Still, free trade advocates acknowledged that expanding trade adjustment assistance is critical to securing congressional votes to approve new trade agreements.
Bill Reinsch, president of the National Foreign Trade Council, said the measure would “ease the anxieties of the growing number of Americans who worry about their future and pave the way for House action on the four pending free trade agreements.”
AFL-CIO President John J. Sweeney warned the White House to accept the expanded aid program, saying a veto would “jeopardize the president’s trade agenda at a time when support for trade liberalization remains precarious.”
Even as the House acted, its Ways and Means Committee unanimously approved a trade agreement with Peru sought by the president. Committee Democrats supported the pact because it required Peru to adhere to international labor and environmental standards.
But one prominent labor leader, Teamsters President James P. Hoffa, denounced the vote. “I’m astounded that members of Congress would even consider passing more of these free trade agreements that workers hate,” he said in a statement.
The Peru agreement is expected to be approved this year. The White House also hopes to win approval for trade agreements with Panama, Colombia and South Korea.

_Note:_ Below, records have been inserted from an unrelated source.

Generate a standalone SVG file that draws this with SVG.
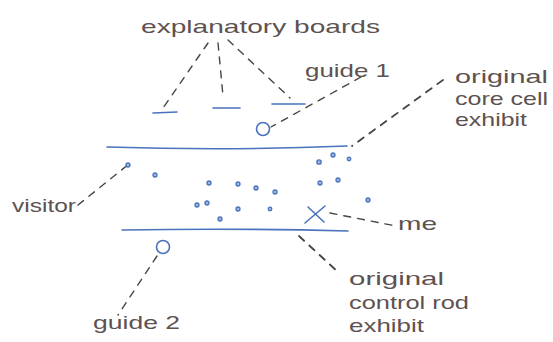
<svg xmlns="http://www.w3.org/2000/svg" width="553" height="342" viewBox="0 0 553 342">
<style>
.t{font-family:"Liberation Sans",Arial,sans-serif;fill:#5e5250;font-size:19px}
.c{stroke:#4a4444;stroke-width:1.4;stroke-dasharray:7 7;fill:none;stroke-linecap:round}
.b{stroke:#4a72bd;stroke-width:1.6;fill:none;stroke-linecap:round}
.d{stroke:#4a72bd;stroke-width:1.3;fill:#9fb6e0}
</style>
<rect width="553" height="342" fill="#ffffff"/>
<g id="connectors">
<path class="c" d="M208 43 L163 108"/>
<path class="c" d="M218 43 L223 96"/>
<path class="c" d="M228 40 L290 98"/>
<path class="c" d="M361 77 L271 127"/>
<path class="c" d="M443 80 L352 146" style="stroke-width:1.8"/>
<path class="c" d="M78 205 L129 164"/>
<path class="c" d="M330 213 L396 226"/>
<path class="c" d="M157 256 L118 315"/>
<path class="c" d="M299 236 L338 272" style="stroke-width:1.8"/>
</g>
<g id="corridor">
<path class="b" d="M107 147 Q230 151 347 146"/>
<path class="b" d="M122 230 Q240 228 348 231"/>
</g>
<g id="boards">
<path class="b" d="M153 113 L177 112"/>
<path class="b" d="M213 108 L240 108"/>
<path class="b" d="M272 104 L305 104"/>
</g>
<g id="guide1"><circle class="b" cx="263" cy="129" r="6.5"/></g>
<g id="guide2"><circle class="b" cx="163" cy="247" r="6.5"/></g>
<g id="visitors">
<circle class="d" cx="128" cy="165" r="2"/>
<circle class="d" cx="155" cy="175" r="2"/>
<circle class="d" cx="209" cy="183" r="2"/>
<circle class="d" cx="238" cy="184" r="2"/>
<circle class="d" cx="256" cy="188" r="2"/>
<circle class="d" cx="275" cy="192" r="2"/>
<circle class="d" cx="197" cy="205" r="2"/>
<circle class="d" cx="207" cy="203" r="2"/>
<circle class="d" cx="238" cy="209" r="2"/>
<circle class="d" cx="270" cy="209" r="1.8"/>
<circle class="d" cx="220" cy="219" r="2"/>
<circle class="d" cx="319" cy="162" r="2.2"/>
<circle class="d" cx="333" cy="155" r="2"/>
<circle class="d" cx="349" cy="159" r="1.8"/>
<circle class="d" cx="320" cy="183" r="2"/>
<circle class="d" cx="338" cy="180" r="2"/>
<circle class="d" cx="368" cy="200" r="2"/>
</g>
<g id="me-mark"><path class="b" d="M308 207 L324 222 M325 206 L305 223"/></g>
<g id="labels">
<text class="t" x="141" y="33" font-size="23" textLength="239" lengthAdjust="spacingAndGlyphs">explanatory boards</text>
<text class="t" x="305" y="77" textLength="85" lengthAdjust="spacingAndGlyphs">guide 1</text>
<text class="t" x="455" y="83" textLength="93" lengthAdjust="spacingAndGlyphs">original</text>
<text class="t" x="455" y="105" textLength="93" lengthAdjust="spacingAndGlyphs">core cell</text>
<text class="t" x="455" y="126" textLength="72" lengthAdjust="spacingAndGlyphs">exhibit</text>
<text class="t" x="12" y="212" textLength="64" lengthAdjust="spacingAndGlyphs">visitor</text>
<text class="t" x="398" y="230" textLength="39" lengthAdjust="spacingAndGlyphs">me</text>
<text class="t" x="93" y="329" textLength="87" lengthAdjust="spacingAndGlyphs">guide 2</text>
<text class="t" x="349" y="285" textLength="95" lengthAdjust="spacingAndGlyphs">original</text>
<text class="t" x="349" y="309" textLength="120" lengthAdjust="spacingAndGlyphs">control rod</text>
<text class="t" x="349" y="332" textLength="75" lengthAdjust="spacingAndGlyphs">exhibit</text>
</g>
</svg>
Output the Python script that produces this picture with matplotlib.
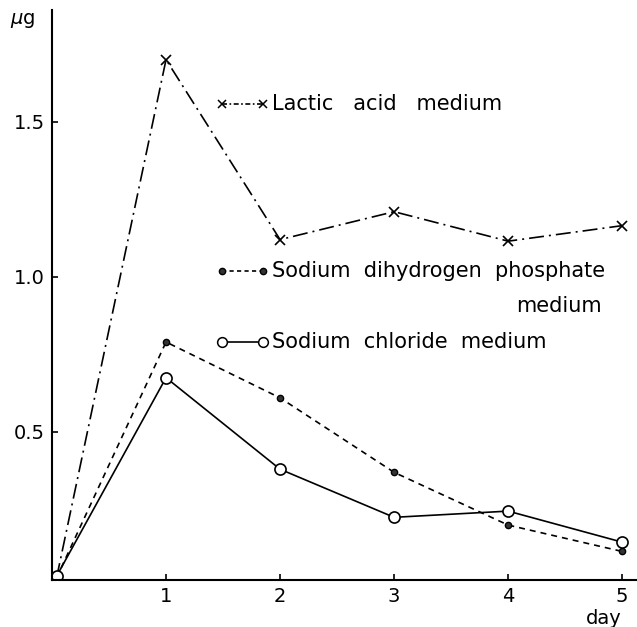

Bush made a pitch for the trade pacts Wednesday in a speech to the Grocery Manufacturers Assn./Food Products Assn., telling the group, “I’m going to need your help convincing members of Congress that . . . it’s in our national interest to make sure we have free and fair trade.”
The measure approved Wednesday would expand eligibility for benefits beyond those in the manufacturing sector to include service workers, such as call center employees and software engineers who lose their jobs because of trade.
It would boost funding for training, increase a healthcare tax credit for laid-off workers and extend the time period in which workers can continue health coverage with their former employer at their own expense at group rates. It also would offer tax incentives for business investment in communities hard hit by job losses and require companies to give workers 90 days’ notice of plant closings or mass layoffs, instead of the current 60.
It also would reauthorize the program, due to expire at year’s end, through 2012.
Rep. Charles B. Rangel (D-N.Y.), chairman of the Ways and Means Committee, which drafted the bill, offset a large part of the cost of the expansion by delaying for three years a tax break for multinational corporations that was included in the 2004 corporate tax overhaul.
McCrery complained that the delay would make U.S. companies less competitive.
Thirty-eight Republicans joined 226 Democrats to support the measure. Only two Democrats joined 155 Republicans to vote against the measure.